3) metronidazol e tinidazol: sempre associados a outras drogas.  
     Esquemas: tinidazol 12/12 horas e amoxicilina (ou claritromicina 250 mg, 8/8 horas) por 7 dias mais omeprazol por 14 
ou 21 dias.  Efeitos colaterais: náuseas, vômitos, prurido oral, vaginal.  80% dos pacientes tem recidivas em 1 a 2 anos.
     A erradicação do microrganismo é igual à cura da úlcera.  
     Nas úlceras refratárias usar omeprazol ou bismuto por 8 semanas.  É comum haver resistência ao metronidazol, a qual é 
menor quando associado.  A terapêutica antiulcerosa é eficaz na cicatrização, mas o índice de recidiva é elevado e independe
do medicamento empregado.  
     20% dos pacientes exteriorizam sua doença pela primeira vez através de sangramento.  Após as primeiras medidas de 
ressuscitação e controle clínico, impõem-se a endoscopia digestiva, que será diagnóstica e terapêutica (injeção de solução 
com adrenalina e/ou álcool, interrompendo o sangramento). 
     Os antiinflamatórios não hormonais tem ação: 
a) tópica: como com o AAS (danifica o metabolismo energético, levando à morte celular, com quebra da barreira mucosa e 
difusão retrógrada de prótons, com liberação da histamina intra-mucosa pelos mastócitos, e congestão vascular, edema e 
transudação de plasma para a luz gástrica; em minutos se produzem petéquias e erosões superficiais).  

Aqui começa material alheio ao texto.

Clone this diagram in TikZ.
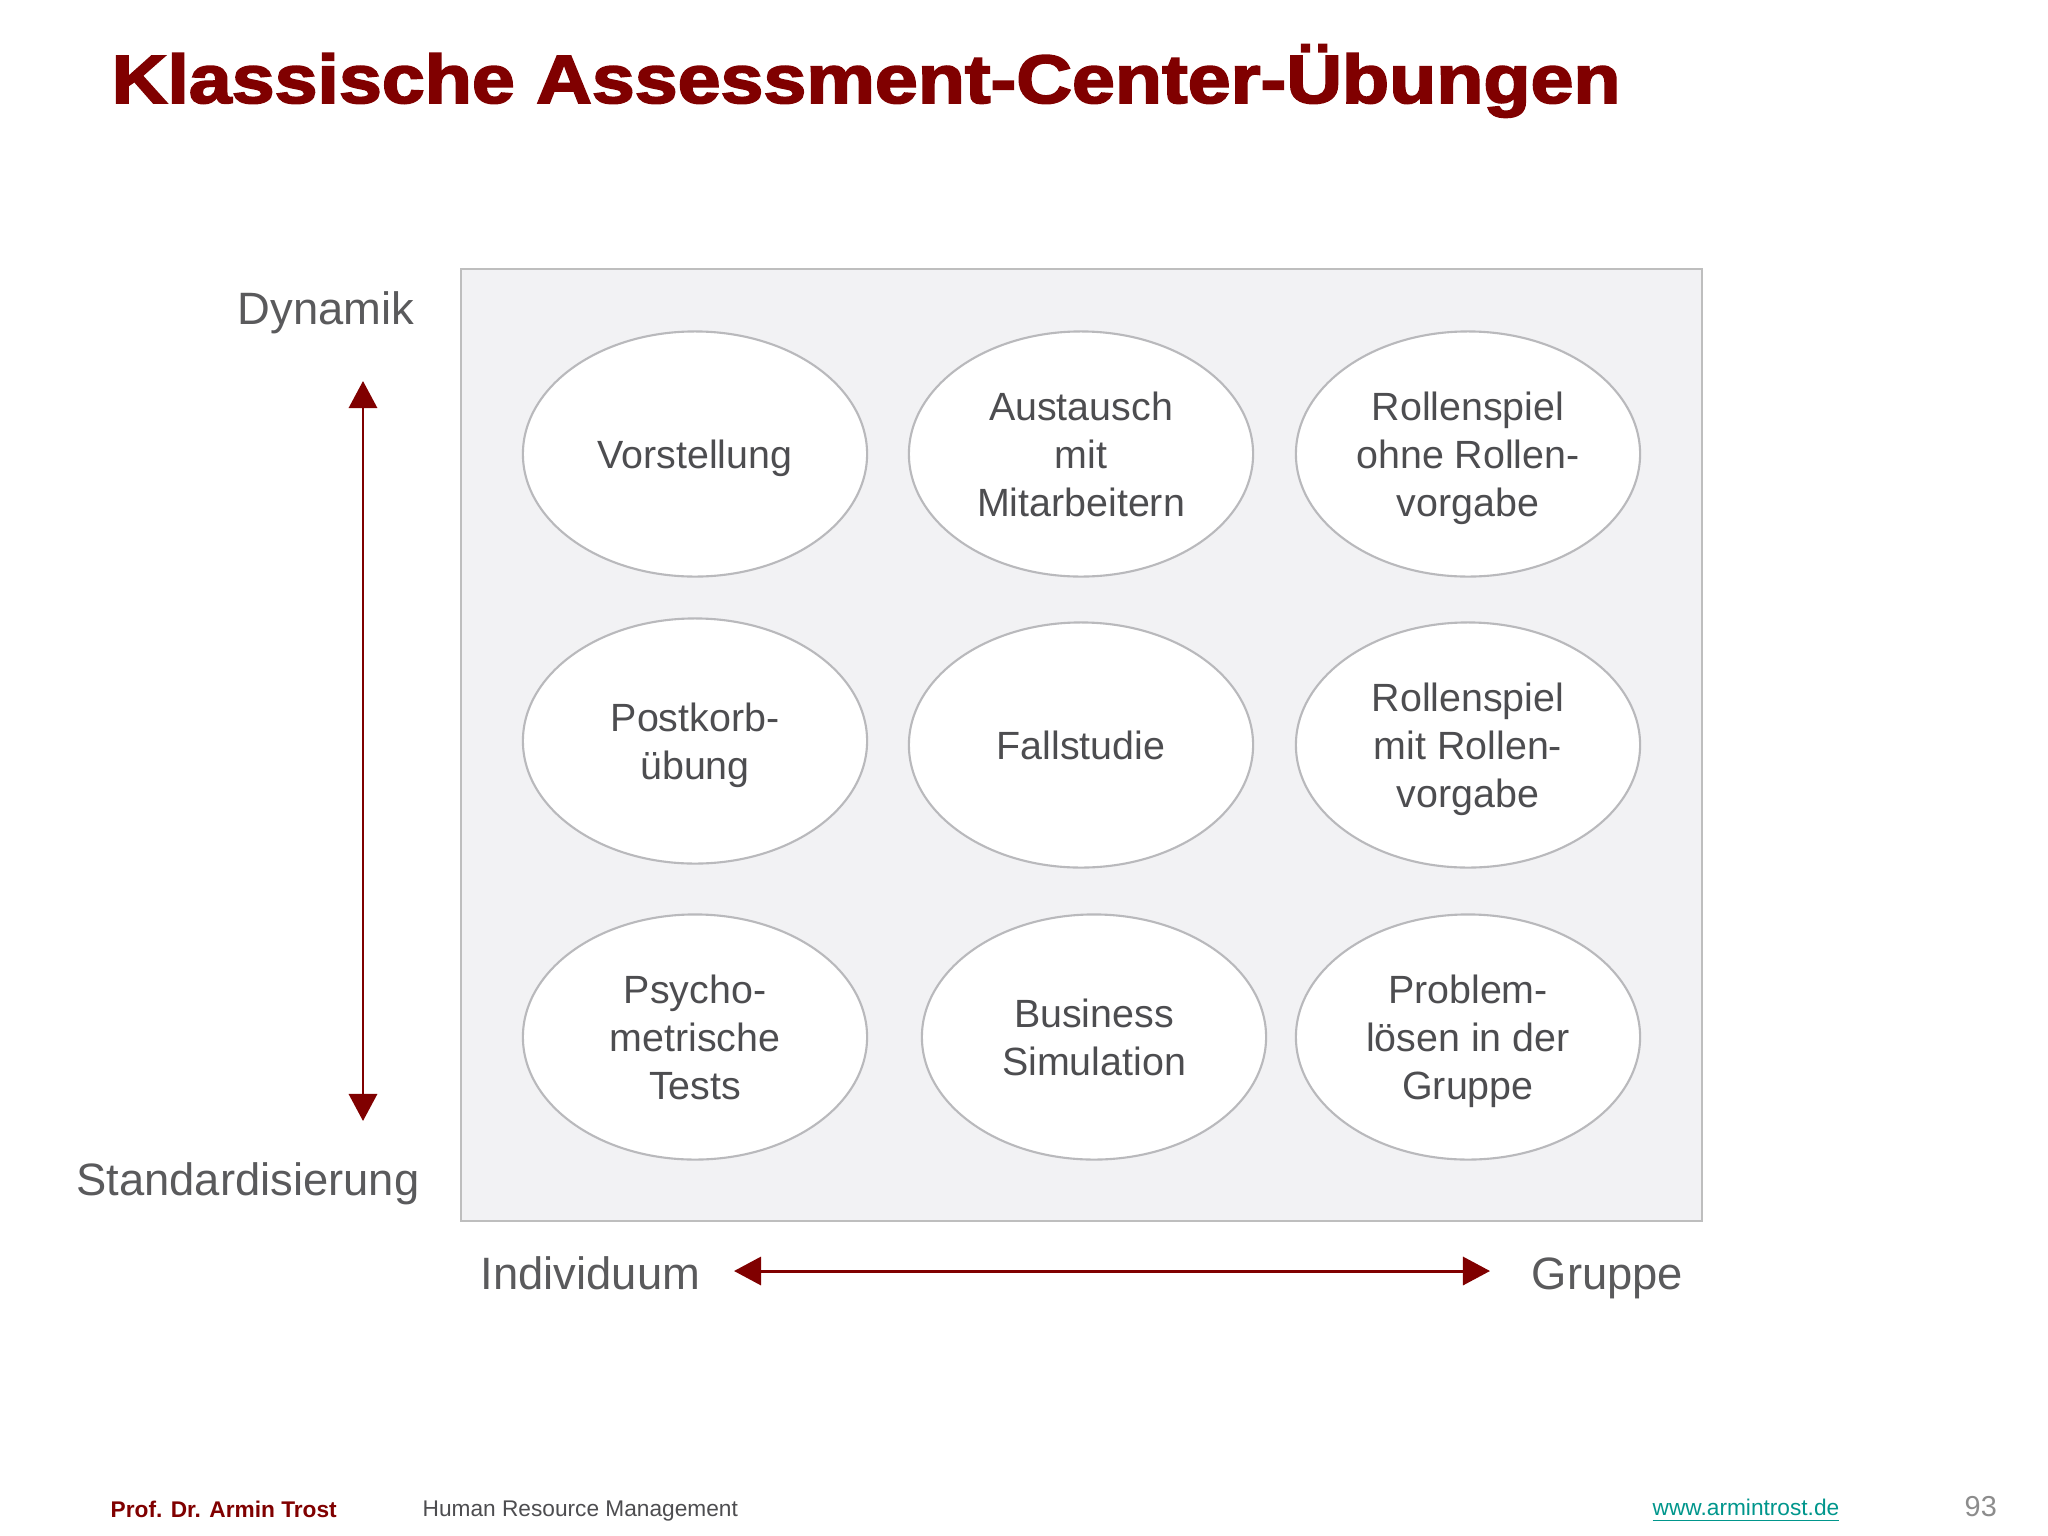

b) sistêmica: há menor produção de prostaglandinas pela mucosa gastroduodenal.

Zollinger-Ellison
     O gastrinoma se localiza geralmente no pâncreas (cabeça); também no fígado, estômago, duodeno (primeira ou segunda 
porções, sendo solitários ou múltiplos, e pequenos), hilo esplênico, ovários, linfonodos mesentéricos e peripancreáticos.
     Assim o "triângulo do gastrinoma" é limitado acima pela inserção do cístico no canal biliar comum, abaixo pela 
transição da segunda para a terceira porção duodenal e pela junção da cabeça com o corpo do pâncreas.  
     60% dos gastrinomas são malignos.  A evolução para  Zollinger-Ellison nos pacientes com hiperparatiroidismo é comum
e tem relação com a hipercalcemia que estimula a secreção de gastrina, tornando funcionantes gastrinomas latentes (em 
geral no duodeno proximal); são diminutos, múltiplos e submucosos.  
     Clínica: úlceras pépticas resistentes ao tratamento; esofagite de refluxo; diarréia em 50% dos casos, pela
grande concentração de ácido clorídrico intraluminal, mas também pela hipergastrinemia que aumenta a secreção intestinal 
de k+ e diminui a absorção de água e Na+.
     Diagnóstico: secreção ácida basal maior que 15 mEq/hora, e ácida noturna (12 horas) maior que 100 mEq.  
Acentuada hipergastrinemia também se acha em anemia perniciosa.  Radiografia contrastada de esôfago-estômago-duodeno e
endoscopia revelam esofagite e úlcera.  Em 40% dos casos o tumor não é identificado.  
     Tratamento: cirúrgico, com ressecção do gastrinoma, ou clínico, com omeprazol ("prazóis" em geral).

Úlcera péptica perfurada
     Há febre com leucocitose, taquicardia, taquipnéia e abdome em tábua de instalação súbita.  O íleo é precoce por 
irritação peritonial e o aumento discreto da amilasemia decorre da absorção de enzima derramada na cavidade.  
O pneumoperitônio, sinal radiológico clássico, às vezes demora a surgir (algumas horas) ou é discreto demais para ser 
reconhecido.
     A injeção de gás no estômago por sonda naso-gástrica é válido para precipitar seu reconhecimento ao Rx.  Os exames
contrastados do trato gastrointestinal estão absolutamente contra-indicados.  
     A endoscopia confirma o diagnóstico.